» **Given information**:
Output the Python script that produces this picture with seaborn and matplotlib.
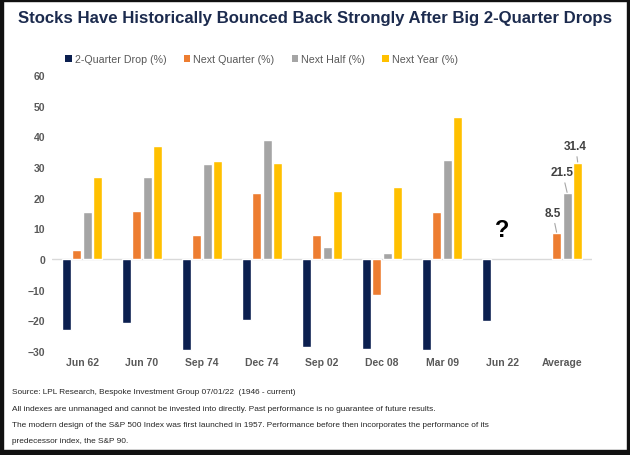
import pandas as pd
import seaborn as sns
import matplotlib.pyplot as plt
from matplotlib.patches import Rectangle, Patch

# data
periods = ["Jun 62", "Jun 70", "Sep 74", "Dec 74", "Sep 02", "Dec 08", "Mar 09", "Jun 22", "Average"]
drop_2q = [-23.0, -20.9, -29.8, -20.0, -28.8, -29.2, -29.8, -20.2, None]
next_quarter = [2.9, 15.8, 7.9, 21.5, 7.9, -11.6, 15.2, None, 8.5]
next_half = [15.2, 26.6, 31.0, 38.7, 3.8, 1.8, 32.4, None, 21.5]
next_year = [26.6, 36.7, 31.8, 31.3, 22.1, 23.5, 46.3, None, 31.4]

series = ["2-Quarter Drop (%)", "Next Quarter (%)", "Next Half (%)", "Next Year (%)"]
colors = ["#0B1F4F", "#ED7D31", "#A5A5A5", "#FFC000"]
yticks = [-30, -20, -10, 0, 10, 20, 30, 40, 50, 60]

footnotes = [
    "Source: LPL Research, Bespoke Investment Group 07/01/22  (1946 - current)",
    "All indexes are unmanaged and cannot be invested into directly. Past performance is no guarantee of future results.",
    "The modern design of the S&P 500 Index was first launched in 1957. Performance before then incorporates the performance of its",
    "predecessor index, the S&P 90.",
]

df = pd.DataFrame({"Period": periods, series[0]: drop_2q, series[1]: next_quarter,
                   series[2]: next_half, series[3]: next_year})
long = df.melt(id_vars="Period", var_name="Series", value_name="Value").dropna()

sns.set_theme(style="white")
plt.rcParams['font.family'] = ['Liberation Sans', 'DejaVu Sans']

fig = plt.figure(figsize=(6.3, 4.56), dpi=100)
ax = fig.add_axes([52 / 630, 104 / 456, 540 / 630, 276 / 456])

sns.barplot(data=long, x="Period", y="Value", hue="Series", order=periods,
            hue_order=series, palette=colors, width=0.7, gap=0.15,
            errorbar=None, saturation=1, legend=False, ax=ax)

ax.set_xlim(-0.5, len(periods) - 0.5)
ax.set_ylim(-30, 60)
ax.set_yticks(yticks)
ax.axhline(0, color="#D9D9D9", linewidth=1, zorder=0)
for s in ax.spines.values():
    s.set_visible(False)
ax.set_xlabel("")
ax.set_ylabel("")
ax.tick_params(axis="both", length=0, labelsize=7.5, labelcolor="#595959")
ax.tick_params(axis="y", pad=5)
ax.tick_params(axis="x", pad=0)
for lbl in ax.get_xticklabels() + ax.get_yticklabels():
    lbl.set_fontweight("bold")
for lbl in ax.get_xticklabels():
    lbl.set_y(-0.02)

# legend with small square markers
handles = [Patch(facecolor=c, edgecolor="none") for c in colors]
fig.legend(handles, series, loc="center left", bbox_to_anchor=(60 / 630, 1 - 60 / 456),
           ncol=4, frameon=False, fontsize=7.7, handlelength=0.6, handleheight=0.6,
           handletextpad=0.3, columnspacing=1.6, labelcolor="#595959", borderpad=0)

# value labels with leader lines on the Average bars
offsets = {1: (-3, 14.5), 2: (-3.5, 15), 3: (-1.5, 12)}
for k, (dx, dy) in offsets.items():
    bar = ax.containers[k][-1]
    xc = bar.get_x() + bar.get_width() / 2
    h = bar.get_height()
    ax.annotate(f"{h:.1f}", xy=(xc, h), xytext=(dx, dy), textcoords="offset points",
                ha="center", va="center", fontsize=8.5, fontweight="bold", color="#404040",
                arrowprops=dict(arrowstyle="-", color="#A6A6A6", lw=0.8, shrinkA=1, shrinkB=0.5))

ax.text(periods.index("Jun 22"), 9.5, "?", ha="center", va="center",
        fontsize=17, fontweight="bold", color="black")

fig.text(0.5, 1 - 18 / 456, "Stocks Have Historically Bounced Back Strongly After Big 2-Quarter Drops",
         ha="center", va="center", fontsize=12.1, fontweight="bold", color="#1C2B4E")

for i, line in enumerate(footnotes):
    fig.text(12 / 630, 1 - (393 + i * 16.3) / 456, line, ha="left", va="center",
             fontsize=5.95, color="#262626")

# dark frame around the picture
frame = "#111111"
for x0, y0, w, h in [(0, 0, 3 / 630, 1), (627 / 630, 0, 3 / 630, 1),
                     (0, 0, 1, 5 / 456), (0, 1 - 2 / 456, 1, 2 / 456)]:
    fig.patches.append(Rectangle((x0, y0), w, h, transform=fig.transFigure,
                                 color=frame, zorder=10))

fig.savefig("out.png", dpi=100)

» **Prompt**: Without the pictures, return the listing above from its first line through the line that has "46.3, None, 31.4]".

» **Response to this exercise**:
Output the Python script that produces this picture with seaborn and matplotlib.
import pandas as pd
import seaborn as sns
import matplotlib.pyplot as plt
from matplotlib.patches import Rectangle, Patch

# data
periods = ["Jun 62", "Jun 70", "Sep 74", "Dec 74", "Sep 02", "Dec 08", "Mar 09", "Jun 22", "Average"]
drop_2q = [-23.0, -20.9, -29.8, -20.0, -28.8, -29.2, -29.8, -20.2, None]
next_quarter = [2.9, 15.8, 7.9, 21.5, 7.9, -11.6, 15.2, None, 8.5]
next_half = [15.2, 26.6, 31.0, 38.7, 3.8, 1.8, 32.4, None, 21.5]
next_year = [26.6, 36.7, 31.8, 31.3, 22.1, 23.5, 46.3, None, 31.4]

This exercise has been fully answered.